The Big Society is a negative policy that aims to make up for the inequality and disproportionate allocation of resources that create the social inefficiency of Capitalism. It is a policy that aims to affect the grievance without affecting the cause. We could call this a meta-policy, following market economics, which accepts existing socio-economic relations as given, yet outside the realm of politics. Furthermore, the Big Society extends the myth of abstract equality. Before the law, it is claimed, we are all equal and equality of rights equates to an equality of being and meritocratic impartiality. Meanwhile, the inequality of society is separated from the politics of the State. Any social divisions deriving from this inequality are smoothed out, or made (somehow) irrelevant, in part by the participation in an imagined community. Instead of exchanging wages for labour, active members of Big Society initiatives receive moral fortitude for their actions and sense of belonging to a community committed to social values and provision of care. We are all in this together.

Capitalism, many would argue, is a planetary catastrophe. The Big Society aims to make the catastrophe of communities in Britain more bearable while reproducing socio-economic relations for the benefit of a certain class. The unequal impact of these austerity cuts, the integration of market capitalism into all aspects of social life, the proliferation of crisis-capitalism - the march of the zombie - can only be made bearable through an assault on the mediator of socio-economic relations, as well as development of forms of living and social relations that do not seek to extract capital from relationships; not simply by cooperative social actions - at one’s own expense - that leaves the social reproductive potential of capitalism in place.

We should not be afraid of the incorporation of our language and ideas into the rhetoric and function of the State. We must occupy the rhetoric! Transform it with an understanding of our relationship to the State. It is an invisible hand that, safeguarded by the State, creates the division, exploitation and mechanisation of social life. It must be revealed as the hand of the State.

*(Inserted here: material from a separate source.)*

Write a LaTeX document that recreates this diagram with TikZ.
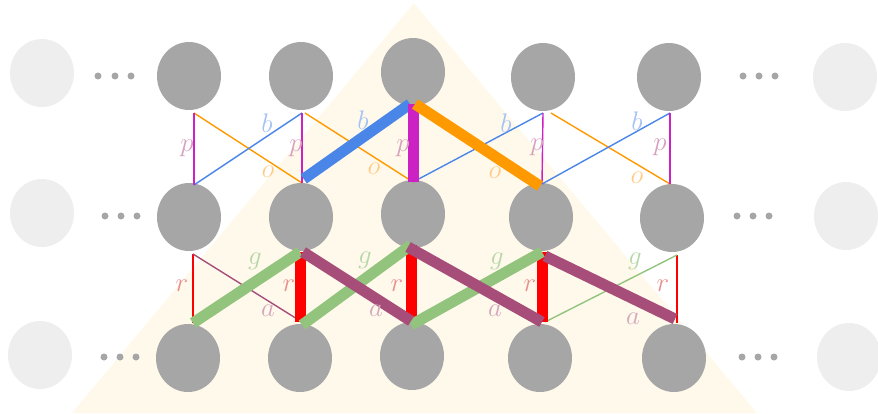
\documentclass[tikz,border=0pt]{standalone}
\usetikzlibrary{shapes.geometric}
\definecolor{nodegray}{HTML}{A6A6A6}
\definecolor{fadegray}{HTML}{EEEEEE}
\definecolor{tricol}{HTML}{FFF9EB}
\definecolor{cP}{HTML}{CC22C4}
\definecolor{cB}{HTML}{4A86E8}
\definecolor{cO}{HTML}{FF9900}
\definecolor{cR}{HTML}{FF0000}
\definecolor{cG}{HTML}{93C47D}
\definecolor{cA}{HTML}{A64D79}
\definecolor{lP}{HTML}{D6A0BE}
\definecolor{lB}{HTML}{A4C2F4}
\definecolor{lO}{HTML}{FFCC88}
\definecolor{lR}{HTML}{EA8F8F}
\definecolor{lG}{HTML}{B6D7A8}
\definecolor{lA}{HTML}{D5A6BD}
\begin{document}
\begin{tikzpicture}[x=1pt,y=-1pt,
  unit/.style={ellipse,fill=nodegray,draw=none,minimum width=64pt,minimum height=68pt,inner sep=0pt},
  fadeunit/.style={unit,fill=fadegray},
  dotnode/.style={circle,fill=nodegray,draw=none,minimum size=7pt,inner sep=0pt},
  thin/.style={line width=1.4pt},
  thick/.style={line width=11pt},
  lab/.style={font=\Huge,scale=1.08,inner sep=0pt}]
\useasboundingbox (0,0) rectangle (878,413);
\fill[tricol] (414,3) -- (757,413) -- (72,413) -- cycle;

% units
\node[unit] (T1) at (189,76) {};
\node[unit] (T2) at (301,76) {};
\node[unit] (T3) at (413,72) {};
\node[unit] (T4) at (543,77) {};
\node[unit] (T5) at (669,77) {};
\node[unit] (M1) at (189,217) {};
\node[unit] (M2) at (301,217) {};
\node[unit] (M3) at (413,214) {};
\node[unit] (M4) at (541,217) {};
\node[unit] (M5) at (672,218) {};
\node[unit] (B1) at (188,358) {};
\node[unit] (B2) at (300,358) {};
\node[unit] (B3) at (412,356) {};
\node[unit] (B4) at (540,358) {};
\node[unit] (B5) at (674,358) {};
\node[fadeunit] (FL1) at (42,73) {};
\node[fadeunit] (FL2) at (42,213) {};
\node[fadeunit] (FL3) at (40,355) {};
\node[fadeunit] (FR1) at (845,77) {};
\node[fadeunit] (FR2) at (846,216) {};
\node[fadeunit] (FR3) at (849,357) {};

% dots
\foreach \x [count=\i] in {98,115,131} \node[dotnode] (dtl\i) at (\x,76) {};
\foreach \x [count=\i] in {743,759,775} \node[dotnode] (dtr\i) at (\x,76) {};
\foreach \x [count=\i] in {105,121,137} \node[dotnode] (dml\i) at (\x,216) {};
\foreach \x [count=\i] in {737,753,769} \node[dotnode] (dmr\i) at (\x,216) {};
\foreach \x [count=\i] in {104,120,136} \node[dotnode] (dbl\i) at (\x,357) {};
\foreach \x [count=\i] in {742,758,774} \node[dotnode] (dbr\i) at (\x,357) {};

% ports upper layer
\coordinate (UT1) at (194,113); \coordinate (UB1) at (194,185);
\coordinate (UT2) at (302,113); \coordinate (UB2) at (302,183);
\coordinate (UT3) at (413,104); \coordinate (UB3) at (413,182);
\coordinate (UT4) at (543,113); \coordinate (UB4) at (542,184);
\coordinate (UT5) at (670,113); \coordinate (UB5) at (670,184);
% ports lower layer
\coordinate (LT1) at (193,254); \coordinate (LB1) at (193,323);
\coordinate (LT2) at (300,252); \coordinate (LB2) at (300,322);
\coordinate (LT3) at (411,245); \coordinate (LB3) at (411,321);
\coordinate (LT4) at (542,252); \coordinate (LB4) at (542,322);
\coordinate (LT5) at (677,255); \coordinate (LB5) at (677,323);

% upper thin edges
\draw[cO,thin] (UT1) -- (UB2);
\draw[cO,thin] ([xshift=3pt]UT2) -- (UB3);
\draw[cO,thin] ([xshift=8pt]UT4) -- (UB5);
\draw[cB,thin] (UB1) -- (UT2);
\draw[cB,thin] (UB3) -- (UT4);
\draw[cB,thin] (UB4) -- (UT5);
\draw[cP,thin] (UT1) -- (UB1);
\draw[cP,thin] (UT2) -- (UB2);
\draw[cP,thin] (UT4) -- (UB4);
\draw[cP,thin] (UT5) -- (UB5);
% upper thick edges
\draw[cB,thick,shorten <=7pt] ([xshift=-4pt]UB2) -- ([xshift=-3pt]UT3);
\draw[cP,thick] (UT3) -- (UB3);
\draw[cO,thick] ([xshift=2pt]UT3) -- ([xshift=-2pt,yshift=-2pt]UB4);

% lower thin edges
\draw[cR,thin] (LT1) -- (LB1);
\draw[cR,thin] (LT5) -- (LB5);
\draw[cA,thin] (LT1) -- ([xshift=2pt]LB2);
\draw[cG,thin] ([xshift=3pt]LB4) -- (LT5);
% lower thick edges
\draw[cR,thick] (LT2) -- (LB2);
\draw[cR,thick] (LT3) -- (LB3);
\draw[cR,thick] (LT4) -- (LB4);
\draw[cG,thick] (LB1) -- (LT2);
\draw[cG,thick] ([xshift=2pt,yshift=-3pt]LB2) -- (LT3);
\draw[cG,thick] ([yshift=-4pt]LB3) -- (LT4);
\draw[cA,thick] ([xshift=3pt]LT2) -- (LB3);
\draw[cA,thick] ([xshift=-3pt,yshift=-2pt]LT3) -- (LB4);
\draw[cA,thick] ([xshift=3pt,yshift=-4pt]LT4) -- ([xshift=-2pt,yshift=4pt]LB5);

% labels upper
\node[lab,text=lP] (lp1) at (187,148) {$p$};
\node[lab,text=lP] (lp2) at (296,148) {$p$};
\node[lab,text=lP] (lp3) at (403,148) {$p$};
\node[lab,text=lP] (lp4) at (537,147) {$p$};
\node[lab,text=lP] (lp5) at (660,147) {$p$};
\node[lab,text=lB] (lb1) at (267,123) {$b$};
\node[lab,text=lB] (lb2) at (363,120) {$b$};
\node[lab,text=lB] (lb3) at (506,123) {$b$};
\node[lab,text=lB] (lb4) at (637,121) {$b$};
\node[lab,text=lO] (lo1) at (268,172) {$o$};
\node[lab,text=lO] (lo2) at (374,169) {$o$};
\node[lab,text=lO] (lo3) at (495,173) {$o$};
\node[lab,text=lO] (lo4) at (637,178) {$o$};
% labels lower
\node[lab,text=lR] (lr1) at (182,286) {$r$};
\node[lab,text=lR] (lr2) at (289,286) {$r$};
\node[lab,text=lR] (lr3) at (397,286) {$r$};
\node[lab,text=lR] (lr4) at (530,286) {$r$};
\node[lab,text=lR] (lr5) at (663,286) {$r$};
\node[lab,text=lG] (lg1) at (255,261) {$g$};
\node[lab,text=lG] (lg2) at (365,260) {$g$};
\node[lab,text=lG] (lg3) at (497,261) {$g$};
\node[lab,text=lG] (lg4) at (635,261) {$g$};
\node[lab,text=lA] (la1) at (268,311) {$a$};
\node[lab,text=lA] (la2) at (376,311) {$a$};
\node[lab,text=lA] (la3) at (495,311) {$a$};
\node[lab,text=lA] (la4) at (633,319) {$a$};
\end{tikzpicture}
\end{document}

The necessity now is to subvert this negative cooperative society for a more positive one. For a community where social action can encounter a new form of lived social experience. An experience that can inform a new politics by its critique of State form, recognition of economics as politics and creative engagement with social reproductive forces. We are human by our own being, and not the membership of someone else’s vision of society. The Big Society separates community from the means for people to establish their own communities as they please and are desirable for them. It separates citizens (equal under law) from the wider context of citizenship – the potential of social agency – and ignores the binary between citizens and the state.

Only once it is realised that equality, democracy and liberty cannot be provided by a government authority that protects private property are communities able to locate the critical part of their struggle for social care. The other, creative part will be realised in the production of communities to come. We want to protect our public services (many of which were founded on the principles of working-class self-help initiatives), not because we rely on the State for support but because it is part of an experience beyond Capitalism that was forced on the State. The Conservatives may develop their policies around an anarcho-capitalist vision of the future, by dismantling the State’s ‘public’ function, but anarchists should continue to point to the destruction of the Common in the relations of people to economic value. The anarcho-capitalist Big Society poses a development in State form but not a change in the relevance of anarchism. Property is still theft, not simply in a classical sense in the denial of its collective possession and use for other purposes, but, under the tyranny of rent and sanctity of profit, of the social means to a life of one’s choosing. When it comes to social action, we are not all in this together, but we should come together, for the Common and beyond the State.